Coop Bank share price holds steady in a tough year

What you need to know:

  • Last November, Co-op Bank recorded the highest rise in profitability among peer banks for the first nine months of the year.
  • A report released by Bloomberg last week states that Kenya Commercial Bank and Equity Bank recorded a decline in share prices of 23 per cent and 19 per cent respectively, while Diamond Trust Bank (DTB) stock declined by 20 per cent.
  • “The performance arises from our focus on cost optimisation, improvement in operating efficiencies and innovative customer delivery platforms,” said managing director Gideon Muriuki.

Co-operative Bank last year posted the lowest decline in share price among listed lenders despite a harsh trading environment, a new report states.

The bank’s price per share at the Nairobi Stock Exchange dropped by 10 per cent, compared to the 22 per cent average decline in the value of stocks of other listed banks.

A report released by Bloomberg last week states that Kenya Commercial Bank and Equity Bank recorded a decline in share prices of 23 per cent and 19 per cent respectively, while Diamond Trust Bank (DTB) stock declined by 20 per cent.

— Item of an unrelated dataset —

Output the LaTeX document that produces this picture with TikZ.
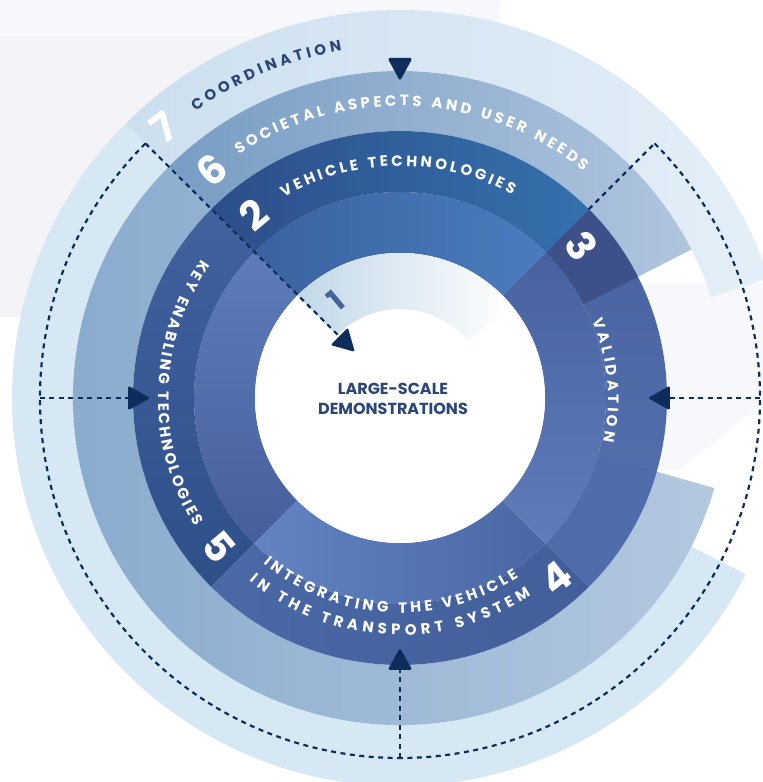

“The sell-off can be attributed to a number of factors. Firstly, we think the banks were ‘priced to perfection’ at the beginning of 2015,” said the report. “Thus the poor performance could be attributed partly to below-consensus earnings estimates.”

Research firm Exotic, gives Co-op Bank a share price projection of Sh26.70 by the end of 2016, from its current Sh17.10. This is a 56.1 per cent gain on the current value, outperforming that of DTB, which is expected to rise 58 per cent to Sh295.9 from the current Sh187. KCB’s share is however expected to outperform its peers in the projections with a target price of Sh72.7, a 77 per cent gain on the current price at Sh41.

The report attributes Co-op bank’s consistency to the ‘Soaring Eagle’ Transformation Agenda. The strategy last year saw Co-operative Bank scoop a global award for financial inclusion. It was recognised by The Bankers Awards run by the Financial Times of London, for extending banking services through savings groups and impacting the lives of millions of savers.

RISE IN PROFITABILITY

Last November, Co-op Bank recorded the highest rise in profitability among peer banks for the first nine months of the year.

The bank’s net profit jumped 36.5 per cent, helped by increased lending, a drop in staff costs and the South Sudan unit turning profitable. Its net profit stood at Sh8.6 billion compared to Sh6.3 billion a year earlier.

In the same period, KCB Group, the country’s largest bank by assets, posted a 10 per cent net profit growth to Sh13.7 billion. Equity Group’s earnings, the second largest lender, rose 14 per cent to Sh12.8 billion.

Coop’s Bank’s Soaring Eagle strategy has seen the lender through difficult economic times. Over the period for instance, its total operating expenses remained tightly controlled, rising a mere 1 per cent, again the leanest position among peers.

While the loans advanced grew immensely, the cost to income ratio greatly improved from 58 per cent in 2014 to 49 per cent in 2015. This again was one of the most dramatic improvements in operating efficiency.

“The performance arises from our focus on cost optimisation, improvement in operating efficiencies and innovative customer delivery platforms,” said managing director Gideon Muriuki.

The Exotix report is positive on Kenyan banks performance in 2016.

“On the macro front, we believe that Kenya will be a visible out-performer in 2016, growing at 5.5 per cent compared to Sub Sahara Africa’s average under 4.0 per cent,” says the report.

“After a difficult year in 2015, when the country seemed to lurch from one small crisis to the next, the conditions are now coming together for a return of confidence.”

Normalising interest rates and lower oil prices are some of the factors that are expected to ease pressure on the external accounts.

The report states that investors should watch stocks of KCB, Co-op and DTB, since they are considered top in the industry. KCB should be closely watched due to its leading status in the sector and consistent profitability profile.

Co-op bank’s turnaround story is one strong element to watch while DTB’s high quality of assets and diversified earning base is a positive element to shore up its earnings.